We know it’s Memorial Day and I know many people are grilling, eating burgers and steaks, and spending time with family.

The first observance of Memorial Day was on May 30, 1868, originally known as “Decoration Day.”

Memorial Day is a federal holiday in the United States for honoring and mourning the military personnel who have died in the performance of their military duties. The holiday is observed on the last Monday of May. It is a time for remembering and honoring those who have made the ultimate sacrifice for their country. Many people visit cemeteries and memorials to pay their respects to fallen soldiers, and there are also parades and other events to honor their memory. It is also seen as the unofficial start of summer in the United States.

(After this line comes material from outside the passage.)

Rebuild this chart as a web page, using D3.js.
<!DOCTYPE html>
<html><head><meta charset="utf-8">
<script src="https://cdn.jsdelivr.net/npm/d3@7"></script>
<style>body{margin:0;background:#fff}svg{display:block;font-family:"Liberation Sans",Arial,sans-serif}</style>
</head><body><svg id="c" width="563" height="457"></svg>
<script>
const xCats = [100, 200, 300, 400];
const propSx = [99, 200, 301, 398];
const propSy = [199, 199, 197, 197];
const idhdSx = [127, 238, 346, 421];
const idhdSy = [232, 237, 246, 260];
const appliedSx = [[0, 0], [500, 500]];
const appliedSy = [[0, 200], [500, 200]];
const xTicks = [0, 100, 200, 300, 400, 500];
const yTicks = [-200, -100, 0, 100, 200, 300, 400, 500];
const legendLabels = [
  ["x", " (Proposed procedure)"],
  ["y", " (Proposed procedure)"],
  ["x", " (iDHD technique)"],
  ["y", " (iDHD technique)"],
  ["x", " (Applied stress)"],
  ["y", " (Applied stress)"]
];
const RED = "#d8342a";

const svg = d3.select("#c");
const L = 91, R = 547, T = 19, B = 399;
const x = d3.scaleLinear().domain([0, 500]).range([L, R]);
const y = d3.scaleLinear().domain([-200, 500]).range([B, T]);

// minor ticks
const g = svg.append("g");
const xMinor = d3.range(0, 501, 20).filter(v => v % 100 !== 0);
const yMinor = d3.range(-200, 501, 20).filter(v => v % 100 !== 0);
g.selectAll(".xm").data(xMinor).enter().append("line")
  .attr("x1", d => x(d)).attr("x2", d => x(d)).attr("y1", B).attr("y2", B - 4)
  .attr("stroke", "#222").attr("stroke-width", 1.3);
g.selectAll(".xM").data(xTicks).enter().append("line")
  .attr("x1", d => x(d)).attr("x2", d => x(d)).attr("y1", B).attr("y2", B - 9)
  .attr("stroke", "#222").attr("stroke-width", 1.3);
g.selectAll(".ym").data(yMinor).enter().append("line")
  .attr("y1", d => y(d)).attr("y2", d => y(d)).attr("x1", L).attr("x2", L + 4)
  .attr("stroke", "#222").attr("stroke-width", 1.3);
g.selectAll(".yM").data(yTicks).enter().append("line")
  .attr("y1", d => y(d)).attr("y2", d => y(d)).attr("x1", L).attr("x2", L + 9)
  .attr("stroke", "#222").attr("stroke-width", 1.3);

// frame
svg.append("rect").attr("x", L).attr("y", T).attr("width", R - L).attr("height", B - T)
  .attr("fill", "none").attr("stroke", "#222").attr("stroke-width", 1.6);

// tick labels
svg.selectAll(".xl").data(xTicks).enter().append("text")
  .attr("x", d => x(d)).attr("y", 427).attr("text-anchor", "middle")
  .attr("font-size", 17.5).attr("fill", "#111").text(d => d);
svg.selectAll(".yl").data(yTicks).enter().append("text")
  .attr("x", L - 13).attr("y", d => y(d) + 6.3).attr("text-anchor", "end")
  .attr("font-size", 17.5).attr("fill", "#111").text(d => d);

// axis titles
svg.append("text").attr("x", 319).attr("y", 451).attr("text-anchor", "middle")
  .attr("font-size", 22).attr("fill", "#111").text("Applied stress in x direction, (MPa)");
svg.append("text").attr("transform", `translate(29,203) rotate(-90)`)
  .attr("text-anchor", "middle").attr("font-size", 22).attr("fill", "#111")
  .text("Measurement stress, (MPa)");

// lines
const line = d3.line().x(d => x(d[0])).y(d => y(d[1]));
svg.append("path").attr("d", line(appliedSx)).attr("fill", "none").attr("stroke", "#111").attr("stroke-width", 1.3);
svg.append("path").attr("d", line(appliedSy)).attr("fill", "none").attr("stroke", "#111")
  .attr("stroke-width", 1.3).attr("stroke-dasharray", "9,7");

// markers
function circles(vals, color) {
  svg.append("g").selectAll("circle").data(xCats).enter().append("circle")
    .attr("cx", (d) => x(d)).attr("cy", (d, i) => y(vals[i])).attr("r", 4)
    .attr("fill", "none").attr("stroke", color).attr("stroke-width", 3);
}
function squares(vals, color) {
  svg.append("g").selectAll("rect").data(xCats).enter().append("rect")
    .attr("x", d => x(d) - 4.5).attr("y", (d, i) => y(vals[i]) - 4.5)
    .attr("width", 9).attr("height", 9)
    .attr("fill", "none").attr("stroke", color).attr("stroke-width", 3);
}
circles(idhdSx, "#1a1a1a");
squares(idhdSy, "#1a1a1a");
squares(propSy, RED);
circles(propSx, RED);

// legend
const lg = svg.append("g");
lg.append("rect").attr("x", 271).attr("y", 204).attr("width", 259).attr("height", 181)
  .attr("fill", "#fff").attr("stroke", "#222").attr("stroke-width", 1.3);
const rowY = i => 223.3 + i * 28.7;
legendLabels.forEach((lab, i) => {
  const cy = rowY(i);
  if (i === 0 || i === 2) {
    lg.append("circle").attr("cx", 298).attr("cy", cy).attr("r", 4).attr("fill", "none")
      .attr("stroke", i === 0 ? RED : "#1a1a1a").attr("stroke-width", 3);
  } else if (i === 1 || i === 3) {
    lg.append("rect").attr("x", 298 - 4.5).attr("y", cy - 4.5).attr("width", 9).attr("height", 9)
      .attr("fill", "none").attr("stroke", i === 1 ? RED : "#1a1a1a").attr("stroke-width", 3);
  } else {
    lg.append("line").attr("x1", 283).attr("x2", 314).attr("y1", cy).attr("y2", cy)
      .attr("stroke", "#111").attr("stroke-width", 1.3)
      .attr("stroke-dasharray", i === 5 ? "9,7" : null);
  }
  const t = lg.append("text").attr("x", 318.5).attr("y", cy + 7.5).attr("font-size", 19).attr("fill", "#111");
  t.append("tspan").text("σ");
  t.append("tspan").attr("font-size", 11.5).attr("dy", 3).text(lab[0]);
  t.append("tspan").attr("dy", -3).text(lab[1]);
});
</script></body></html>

In early November, we celebrate Veterans Day and in May, we celebrate Memorial Day. Veterans Day is for the survivors who served in the military and Memorial Day is for the fallen soldiers of the military. Either way, I love how we honor our soldiers, whether deceased, or living.

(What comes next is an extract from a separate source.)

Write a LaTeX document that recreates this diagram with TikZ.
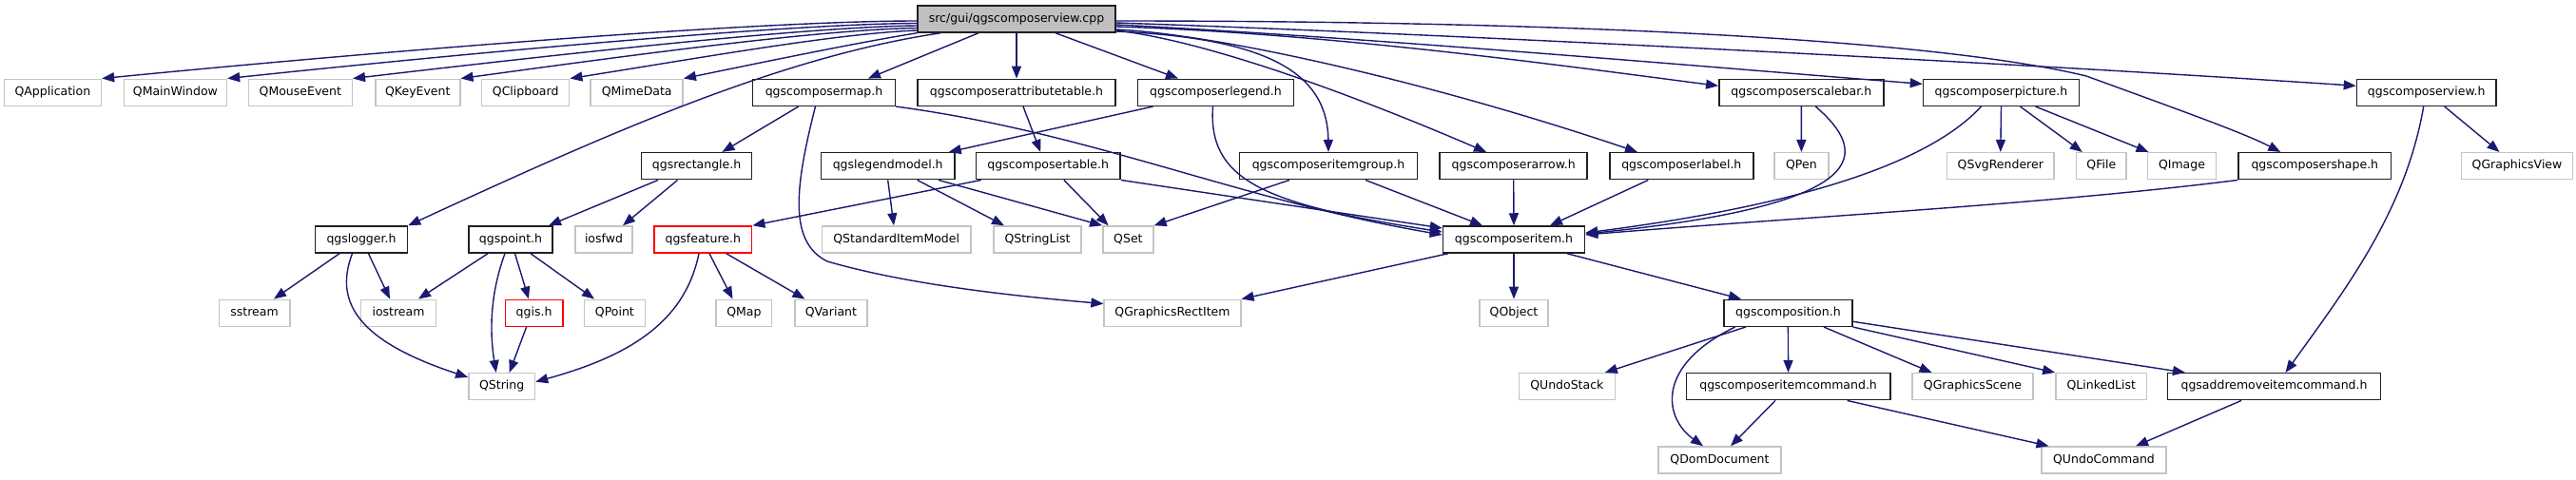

Often times wars are started because Presidents and heads of states can’t come to a peaceful resolution. So poor and working class Americans who join the military end up risking their life behind our political “leaders” inability to negotiate peacefully. Politicians, Presidents, and heads of states fight verbally, but poor and working class civilians fight physically.

Politicians may have hurt feelings behind snarky remarks made through verbal sparring through media barbs and debates, but military men and women have hurt nerves called PTSD through physical sparring through war. For that, they should be honored.

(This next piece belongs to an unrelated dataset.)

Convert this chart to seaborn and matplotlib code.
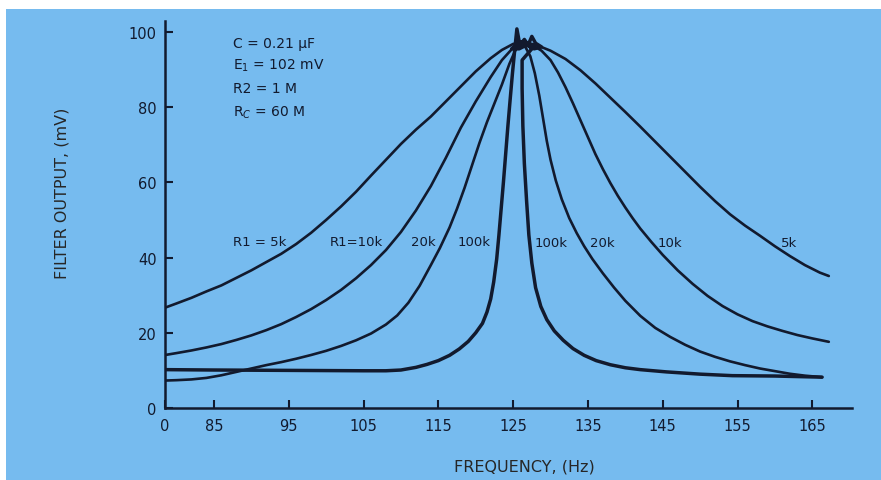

Even though Memorial Day is a day of remembrance for those who have died serving in the military, it is also important to remember the millions of African slaves who were forced into servitude and endured unimaginable suffering and hardship.

Slavery played a major role in American history, and its legacy continues to impact society today. Memorial Day serves as a reminder of the sacrifices made by those who fought for freedom and justice, but it is also a time to reflect on the dark chapter of slavery in our nation’s past.

By acknowledging the history of slavery and its lasting effects, we can work towards a more just and equitable society for all. Remembering the victims of slavery on Memorial Day is a way to honor their memory and ensure that their stories are never forgotten.

So enjoy the family time, the grilling, and eating.